In 1992, the Attorney General determined that there was no legal action counties could pursue to force the Legislature to appropriate monies for the purpose of reimbursing counties for the costs of conducting the presidential preference primary.[2]
“The power to appropriate the money of the state is a legislative power and, except as is restricted by section 24 of article 2 of the Kansas constitution, the legislature has the exclusive power to decide how, when and for what purposes the public funds shall be applied in carrying on the state government. [Citation omitted.] `No money shall be drawn from the treasury except in pursuance of a specific appropriation made by law.’ Kan. Const., Art. 2, § 24.”[3] Mandamus could not be utilized to require the State Treasurer to violate Section 24 of Article 2 of the Kansas Constitution.[4] Given that the counties of the State would appear to have no legal recourse in seeking reimbursement from the State for costs associated with conducting the presidential preference primary, you ask whether the counties would be required to conduct the presidential preference primary if the Legislature fails to appropriate monies for the purpose of reimbursing counties for the costs associated with conducting the presidential preference primary.

To determine whether counties in the State are obligated to conduct the presidential preference primary despite the lack of an appropriation by the State to reimburse counties for the costs associated with conducting the primary, it must be determined whether the statutory provisions are mandatory or directory.

“Whether language in a statute is mandatory or directory is to be determined on a case-by-case basis and the criterion as to whether a requirement is mandatory or directory is whether compliance with such requirement is essential to preserve the rights of the parties. In determining whether a legislative provision is mandatory or directory, it is a general rule that where strict compliance with the provision is essential to the preservation of the rights of parties affected and to the validity of the proceeding, the provision is mandatory, but where the provision fixes a mode of proceeding and a time within which an official act is to be done, and is intended to secure order, system, and dispatch of the public business, the provision is directory. Factors which would indicate that the provisions of a statute or ordinance are mandatory are: (1) the presence of negative words requiring that an act shall be done in no other manner or at no other time than that designated, or (2) a provision for a penalty or other consequence of noncompliance.”[5]

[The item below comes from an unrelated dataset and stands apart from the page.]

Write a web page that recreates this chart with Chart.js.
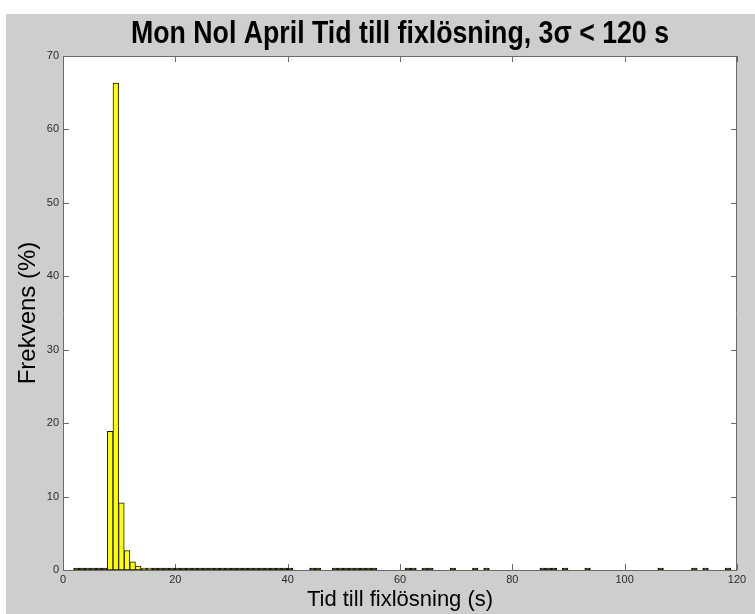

“It has been said that whether a statute is directory or mandatory depends on whether the thing directed to be done is of the essence of the thing required, or is a mere matter of form.”[6]
K.S.A. 1998 Supp. 25-4501 states “there shall be held a presidential preference primary.” The Legislature has established the mechanism through which electors in all the counties of the State may express their opinion on candidates for United States President. The statute does not merely fix a mode of the proceeding or establish a time within which an official act is to be done. The provision is mandatory. Therefore, counties do not possess discretion whether to conduct the presidential preference primary. Although the expense of conducting the presidential preference primary may well prove burdensome for the counties of the State, the statutory language forces us to conclude that the counties of the State remain obligated to conduct the presidential preference primary regardless whether the Legislature acts to appropriate monies which would be used to reimburse counties for the costs associated with conducting the presidential preference primary.

Very truly yours,

CARLA J. STOVALL Attorney General of Kansas
Richard D. Smith Assistant Attorney General

CJS:JLM:RDS:jm

[1] K.S.A. 25-4508. See also Attorney General Opinion No. 79-138.
[2] Attorney General Opinion No. 92-25.
[3] Id.
[4] Wheat v. Finney, 230 Kan. 217, 222 (1981); Attorney General Opinion No. 92-25.
[5] Marais des Cygnes Valley Teachers’ Ass’n. v. U.S.D. No. 456, 264 Kan. 247, 251 (1998) (citations omitted).
[6] In re Guardianship Conservatorship of Heck, 22 Kan. App. 2d 135, 143 (1996), quoting Wilcox v. Billings, 200 Kan. 654, 657 (1968).